**Direction**
Give back the full listing verbatim, apart from its images.

═══ Stored data

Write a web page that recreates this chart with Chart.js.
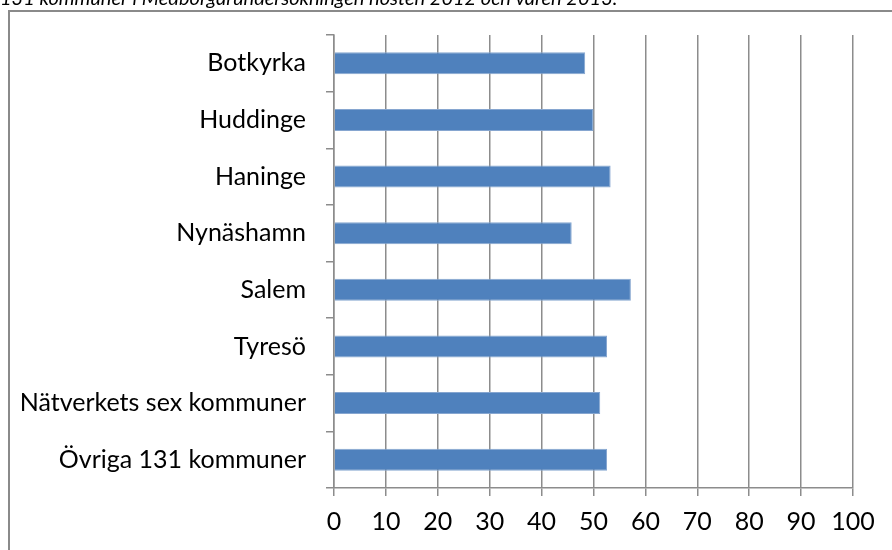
<!DOCTYPE html>
<html>
<head>
<meta charset="utf-8">
<script src="https://cdn.jsdelivr.net/npm/chart.js@4"></script>
<style>
  html, body { margin: 0; padding: 0; background: #fff; }
  #wrap { width: 892px; height: 550px; position: relative; overflow: hidden; }
</style>
</head>
<body>
<div id="wrap"><canvas id="chart" width="892" height="550"></canvas></div>
<script>
// Categories and values (percent)
const categories = ['Botkyrka', 'Huddinge', 'Haninge', 'Nynäshamn', 'Salem', 'Tyresö', 'Nätverkets sex kommuner', 'Övriga 131 kommuner'];
const values = [48.4, 50.0, 53.3, 45.8, 57.2, 52.6, 51.3, 52.6];
const xTicks = [0, 10, 20, 30, 40, 50, 60, 70, 80, 90, 100];
const topNote = '131 kommuner i Medborgarundersökningen hösten 2012 och våren 2013.';

const gridGrey = '#8c8c8c';

// Draws the outer frame and the clipped note above it
const framePlugin = {
  id: 'frame',
  beforeDraw(chart) {
    const c = chart.ctx;
    c.save();
    c.fillStyle = '#fff';
    c.fillRect(0, 0, chart.width, chart.height);
    c.strokeStyle = '#8a8a8a';
    c.lineWidth = 2;
    c.beginPath();
    c.moveTo(9, chart.height + 2);
    c.lineTo(9, 11);
    c.lineTo(chart.width + 2, 11);
    c.stroke();
    c.fillStyle = '#000';
    c.font = 'italic 20px Lato';
    c.textBaseline = 'alphabetic';
    c.fillText(topNote, 0, 5);
    c.restore();
  }
};

const ctx = document.getElementById('chart').getContext('2d');
new Chart(ctx, {
  type: 'bar',
  data: {
    labels: categories,
    datasets: [{
      data: values,
      backgroundColor: '#4F81BD',
      borderColor: '#86a6d0',
      borderWidth: 1,
      barPercentage: 0.39,
      categoryPercentage: 1
    }]
  },
  options: {
    indexAxis: 'y',
    responsive: false,
    animation: false,
    layout: { padding: { top: 34, right: 39, left: 0, bottom: 0 } },
    plugins: { legend: { display: false }, tooltip: { enabled: false } },
    scales: {
      x: {
        min: 0,
        max: 100,
        afterBuildTicks(scale) { scale.ticks = xTicks.map(v => ({ value: v })); },
        afterFit(scale) { scale.height = 62; },
        grid: { color: gridGrey, lineWidth: 1.5, tickLength: 8, drawTicks: true },
        border: { color: gridGrey, width: 1.5 },
        ticks: { color: '#000', font: { family: 'Lato', size: 25 }, padding: 11, maxRotation: 0 }
      },
      y: {
        afterFit(scale) { scale.width = 334; },
        grid: { drawOnChartArea: false, color: gridGrey, lineWidth: 1.5, tickLength: 8, offset: true },
        border: { color: gridGrey, width: 1.5 },
        ticks: { color: '#000', font: { family: 'Lato', size: 25 }, padding: 20 }
      }
    }
  },
  plugins: [framePlugin]
});
</script>
</body>
</html>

══════

**Complete response**
Write a web page that recreates this chart with Chart.js.
<!DOCTYPE html>
<html>
<head>
<meta charset="utf-8">
<script src="https://cdn.jsdelivr.net/npm/chart.js@4"></script>
<style>
  html, body { margin: 0; padding: 0; background: #fff; }
  #wrap { width: 892px; height: 550px; position: relative; overflow: hidden; }
</style>
</head>
<body>
<div id="wrap"><canvas id="chart" width="892" height="550"></canvas></div>
<script>
// Categories and values (percent)
const categories = ['Botkyrka', 'Huddinge', 'Haninge', 'Nynäshamn', 'Salem', 'Tyresö', 'Nätverkets sex kommuner', 'Övriga 131 kommuner'];
const values = [48.4, 50.0, 53.3, 45.8, 57.2, 52.6, 51.3, 52.6];
const xTicks = [0, 10, 20, 30, 40, 50, 60, 70, 80, 90, 100];
const topNote = '131 kommuner i Medborgarundersökningen hösten 2012 och våren 2013.';

const gridGrey = '#8c8c8c';

// Draws the outer frame and the clipped note above it
const framePlugin = {
  id: 'frame',
  beforeDraw(chart) {
    const c = chart.ctx;
    c.save();
    c.fillStyle = '#fff';
    c.fillRect(0, 0, chart.width, chart.height);
    c.strokeStyle = '#8a8a8a';
    c.lineWidth = 2;
    c.beginPath();
    c.moveTo(9, chart.height + 2);
    c.lineTo(9, 11);
    c.lineTo(chart.width + 2, 11);
    c.stroke();
    c.fillStyle = '#000';
    c.font = 'italic 20px Lato';
    c.textBaseline = 'alphabetic';
    c.fillText(topNote, 0, 5);
    c.restore();
  }
};

const ctx = document.getElementById('chart').getContext('2d');
new Chart(ctx, {
  type: 'bar',
  data: {
    labels: categories,
    datasets: [{
      data: values,
      backgroundColor: '#4F81BD',
      borderColor: '#86a6d0',
      borderWidth: 1,
      barPercentage: 0.39,
      categoryPercentage: 1
    }]
  },
  options: {
    indexAxis: 'y',
    responsive: false,
    animation: false,
    layout: { padding: { top: 34, right: 39, left: 0, bottom: 0 } },
    plugins: { legend: { display: false }, tooltip: { enabled: false } },
    scales: {
      x: {
        min: 0,
        max: 100,
        afterBuildTicks(scale) { scale.ticks = xTicks.map(v => ({ value: v })); },
        afterFit(scale) { scale.height = 62; },
        grid: { color: gridGrey, lineWidth: 1.5, tickLength: 8, drawTicks: true },
        border: { color: gridGrey, width: 1.5 },
        ticks: { color: '#000', font: { family: 'Lato', size: 25 }, padding: 11, maxRotation: 0 }
      },
      y: {
        afterFit(scale) { scale.width = 334; },
        grid: { drawOnChartArea: false, color: gridGrey, lineWidth: 1.5, tickLength: 8, offset: true },
        border: { color: gridGrey, width: 1.5 },
        ticks: { color: '#000', font: { family: 'Lato', size: 25 }, padding: 20 }
      }
    }
  },
  plugins: [framePlugin]
});
</script>
</body>
</html>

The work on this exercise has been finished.